Reactor security report flawed

By J. Ferguson
Arizona Daily Wildcat
Friday, October 14, 2005

Officials: Nuclear materials cannot be used to make terror 'dirty bomb'

An ABC report that labeled the UA's nuclear reactor as a national security threat was decried by officials yesterday, who said the report was inaccurate and sensationalized.

The video report, which showed ABC interns gaining access into the Engineering building where the reactor is located, cites the UA as one of 25 college campuses across the country that could be targets of terrorism.

The ABC report said the nuclear fuel contained in the reactor could be used to make a dirty bomb, which would spread radioactive material across the campus.

But UA officials said the TRIGA reactor on campus has been safe since its installation in 1958, and the amount of fuel in the reactor is insufficient for a dirty bomb.

There are also secret security measures in place to prevent such intrusions, said UA spokesman Paul Allvin.

These secret measures, which Allvin called "invisible" to the community, have been approved by the U.S. Nuclear Regulatory Commission and consistently tested by FBI, Tucson Police Department and State Homeland Security, he said.

Allvin refused to elaborate on what safety protocols are in place, citing that the NRC prohibits releasing such information, but said there are security measures designed to prevent people from taking sensitive materials to create a bomb.

"Just because you can't see the security measures in place doesn't mean that they aren't there," Allvin said.

Allvin characterized the ABC report as inaccurate and sensationalistic. He said the unlocked door identified by ABC was not to the reactor itself but was open to allow students access to an all-night computer lab in the same building.

If someone were to try to enter the room where the reactor is, they would know, he said.

The report also questioned whether the reactor, located in the middle of campus and visible from a ground-level window, had enough security measures in place.

Allvin said the ability for the interns to see directly into the reactor room by looking through a window shows how minor the threat of the reactor is.

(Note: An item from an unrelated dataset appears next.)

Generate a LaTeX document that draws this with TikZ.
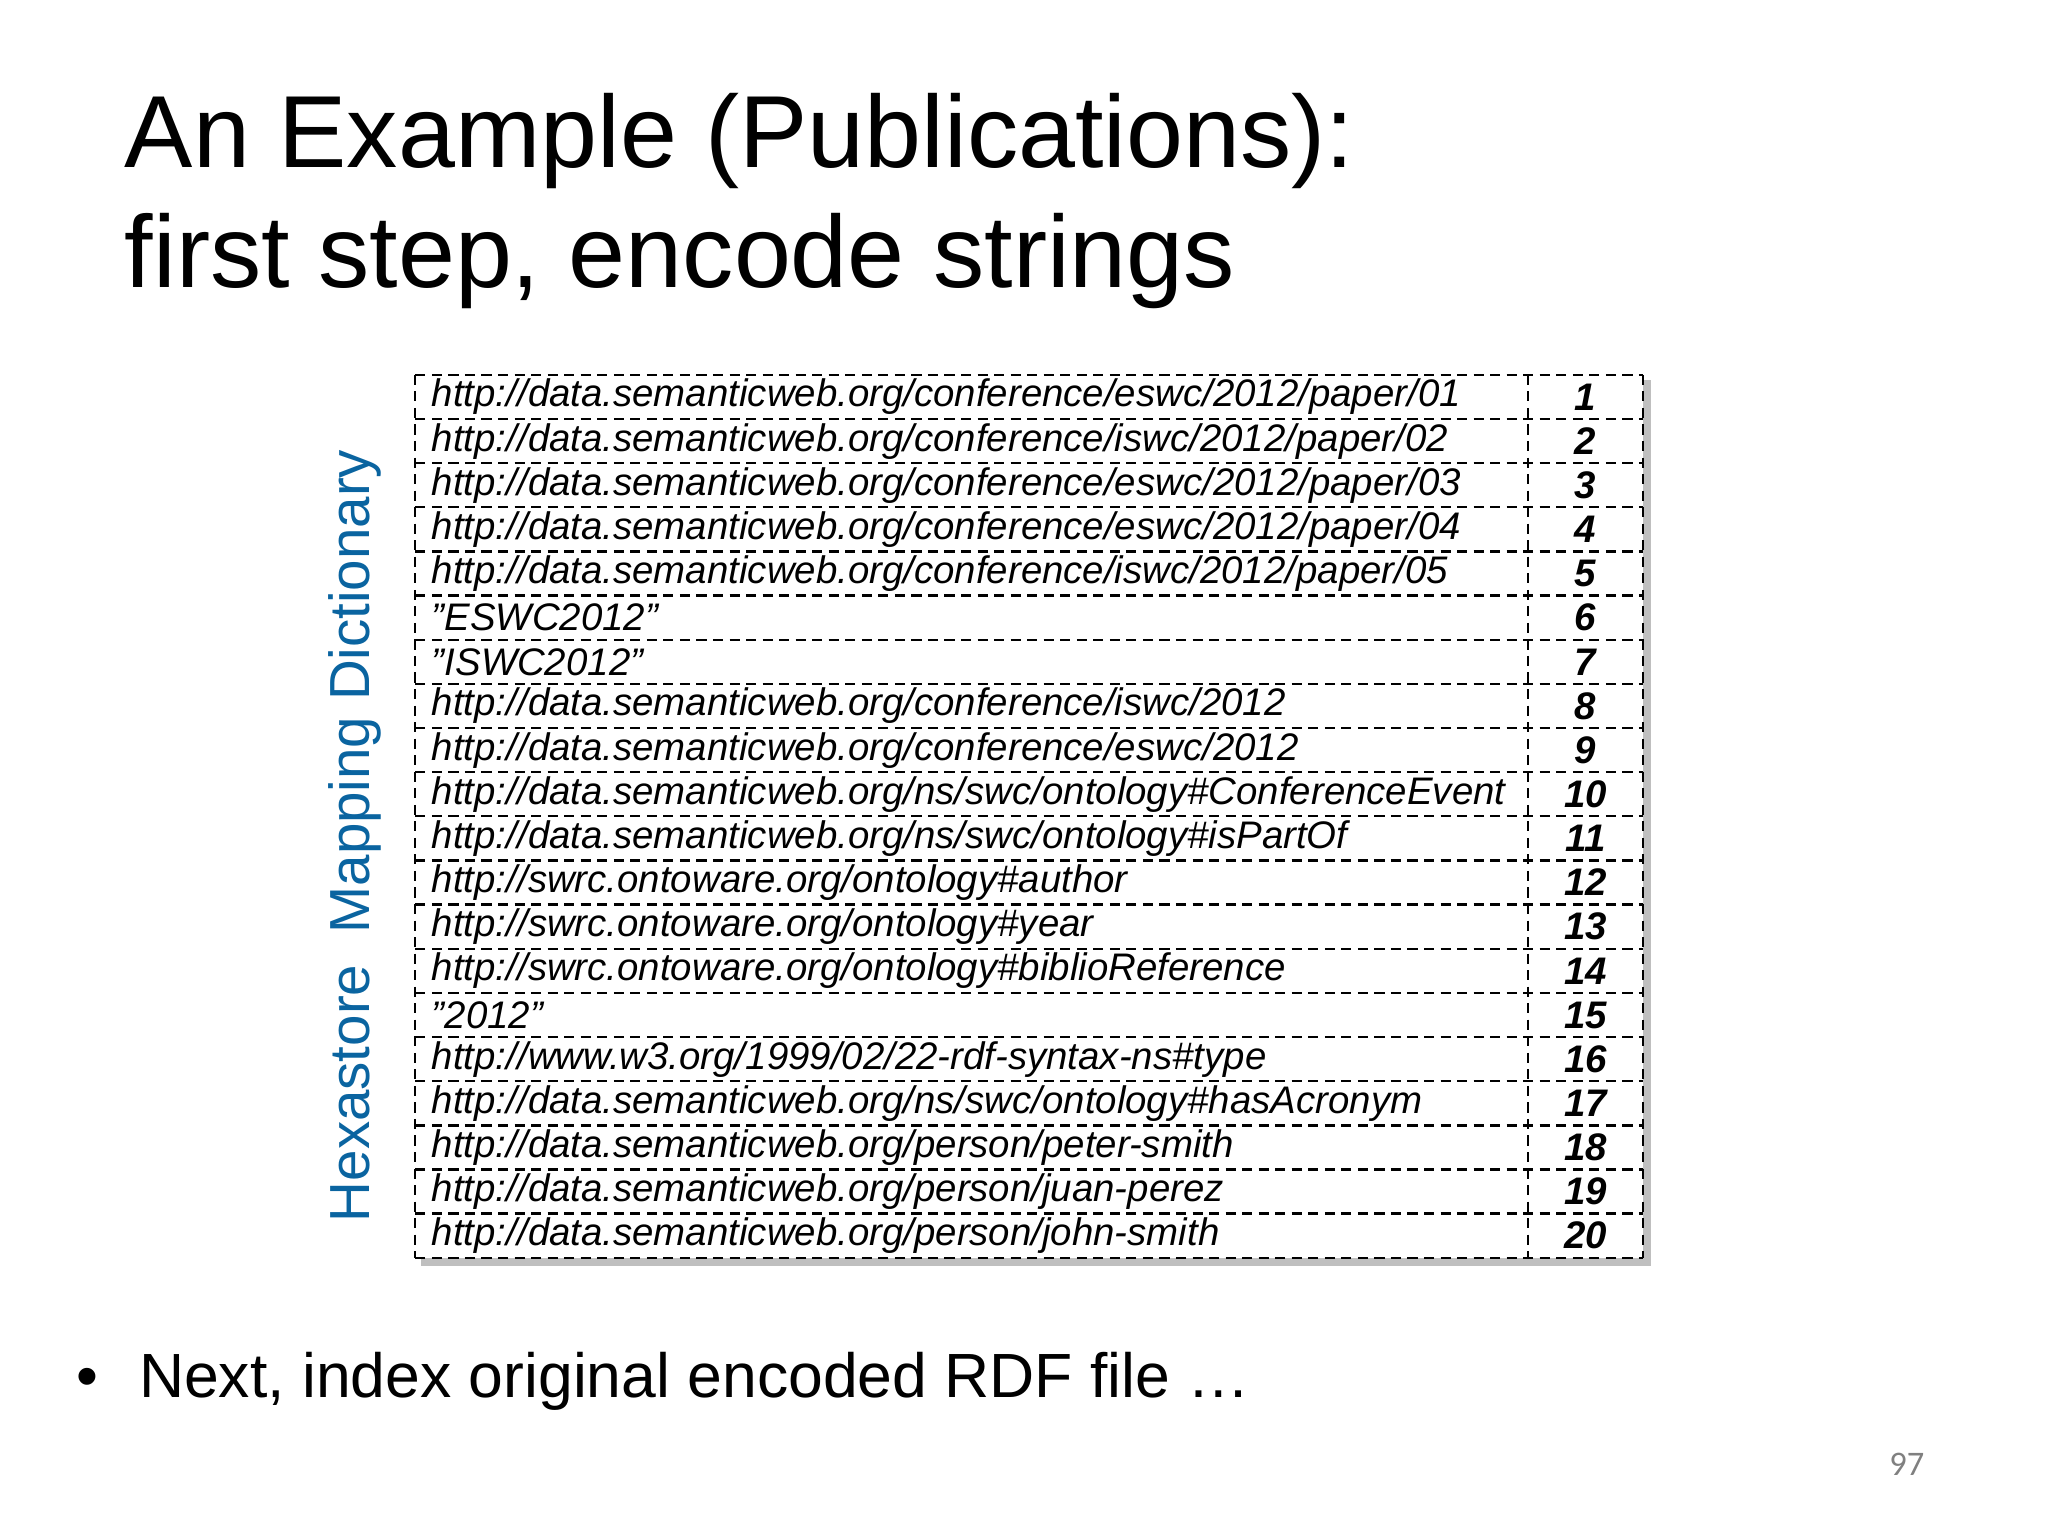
\documentclass[tikz,border=0pt]{standalone}
\usepackage{fontspec}
\setmainfont{Liberation Sans}
\newfontfamily\pgnumfont{Carlito}
\definecolor{dictblue}{RGB}{10,100,160}
\newcommand{\sq}{\symbol{34}}
\begin{document}
\begin{tikzpicture}[x=0.01cm,y=-0.01cm,
  rowtext/.style={anchor=west,font=\fontsize{8.36pt}{9pt}\selectfont\itshape,inner sep=0pt},
  numtext/.style={font=\fontsize{8.36pt}{9pt}\selectfont\bfseries\itshape,inner sep=0pt},
  dl/.style={dash pattern=on 2.2pt off 1.4pt,line width=0.5pt}]
\useasboundingbox (0,0) rectangle (1568,1176);
\node[anchor=base west,inner sep=0pt,font=\fontsize{22.3pt}{27pt}\selectfont] (t1) at (95,128) {An Example (Publications):};
\node[anchor=base west,inner sep=0pt,font=\fontsize{22.3pt}{27pt}\selectfont] (t2) at (95,220) {first step, encode strings};
% shadow
\fill[black!25] (322,291) rectangle (1264,969);
\fill[white] (318,287) rectangle (1258,963);
\foreach \i in {0,...,20} {\draw[dl] (318,287+33.8*\i) -- (1258,287+33.8*\i);}
\draw[dl] (318,287) -- (318,963);
\draw[dl] (1258,287) -- (1258,963);
\draw[dl] (1170,287) -- (1170,963);
\foreach [count=\i] \u in {
http://data.semanticweb.org/conference/eswc/2012/paper/01,
http://data.semanticweb.org/conference/iswc/2012/paper/02,
http://data.semanticweb.org/conference/eswc/2012/paper/03,
http://data.semanticweb.org/conference/eswc/2012/paper/04,
http://data.semanticweb.org/conference/iswc/2012/paper/05,
\sq ESWC2012\sq,
\sq ISWC2012\sq,
http://data.semanticweb.org/conference/iswc/2012,
http://data.semanticweb.org/conference/eswc/2012,
http://data.semanticweb.org/ns/swc/ontology\#ConferenceEvent,
http://data.semanticweb.org/ns/swc/ontology\#isPartOf,
http://swrc.ontoware.org/ontology\#author,
http://swrc.ontoware.org/ontology\#year,
http://swrc.ontoware.org/ontology\#biblioReference,
\sq 2012\sq,
http://www.w3.org/1999/02/22-rdf-syntax-ns\#type,
http://data.semanticweb.org/ns/swc/ontology\#hasAcronym,
http://data.semanticweb.org/person/peter-smith,
http://data.semanticweb.org/person/juan-perez,
http://data.semanticweb.org/person/john-smith} {
  \node[rowtext] (r\i) at (330,287+33.8*\i-16.9) {\u};
  \node[numtext] (n\i) at (1214,287+33.8*\i-16.9) {\i};
}
\node[rotate=90,anchor=center,text=dictblue,inner sep=0pt,font=\fontsize{12.3pt}{15pt}\selectfont] (lab) at (272,640) {Hexastore\ \ Mapping Dictionary};
\node[anchor=base west,inner sep=0pt,font=\fontsize{13.6pt}{17pt}\selectfont] (b) at (58,1070) {•\hspace{0.65em}Next, index original encoded RDF file …};
\node[anchor=base east,inner sep=0pt,text=black!50,font=\pgnumfont\fontsize{7.5pt}{9pt}\selectfont] (pg) at (1474,1130) {97};
\end{tikzpicture}
\end{document}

"If anything, it's a testament to how benign the equipment is. It's not a huge nuclear power plant. It's a very small piece of equipment with very benign purposes," Allvin said.

Security has always taken into account the reactor's proximity to public roads and classrooms, Allvin said.

"It's been that way since the 1950s," Allvin said. "Just because ABC News sent interns out doesn't mean we suddenly have a problem."

President Peter Likins characterized the threat to the public as "a fantasy" hyped by ABC.

The TRIGA research reactor was designed by Edward Teller, who has been called the father of the hydrogen bomb, to be a fundamentally safe and an inherently stable reactor, Likins said.

The reactor itself was designed to run at room temperature and is incapable of exploding, Likins said.

Likins said the TRIGA reactor is different than power-generating nuclear reactors like Three Mile Island or Chernobyl, which both experienced serious accidents that released radioactive material to the surrounding communities.

"Our reactor can't experience a runaway reaction like that," Likins said.

The concerns about using radioactive material as a dirty bomb, Likins said, were also exaggerated by ABC.

Likins said the amount of the radioactive material present in the reactor is low level, on par with radiation present in cancer wards in some hospitals.

"It's really nothing to be alarmed by," Likins said.

Allvin also downplayed the threat of a dirty bomb.

"If someone were to try to damage the building to get to the material, the biggest problem you'd have on your hands is the damaged building. It's a very small amount that is very well controlled." Allvin said.

ABC conducted a four-month investigation of nuclear research reactors operating on 25 college campuses across the country by sending interns to gauge their security.

The investigation, which aired last night on "Primetime Live," found several campus reactors with unmanned guard booths, unlocked doors and a guard who appeared to be asleep. Several also received guided tours of the reactor facilities.

ABC is reporting the NRC will be investigating security on five of the campuses mentioned in the report. It is unknown whether this investigation will include the UA.

Allvin said he was not aware of any investigations.

"Security was not breached. ABC News is scaring the hell out of the American public and using us to do it," Allvin said.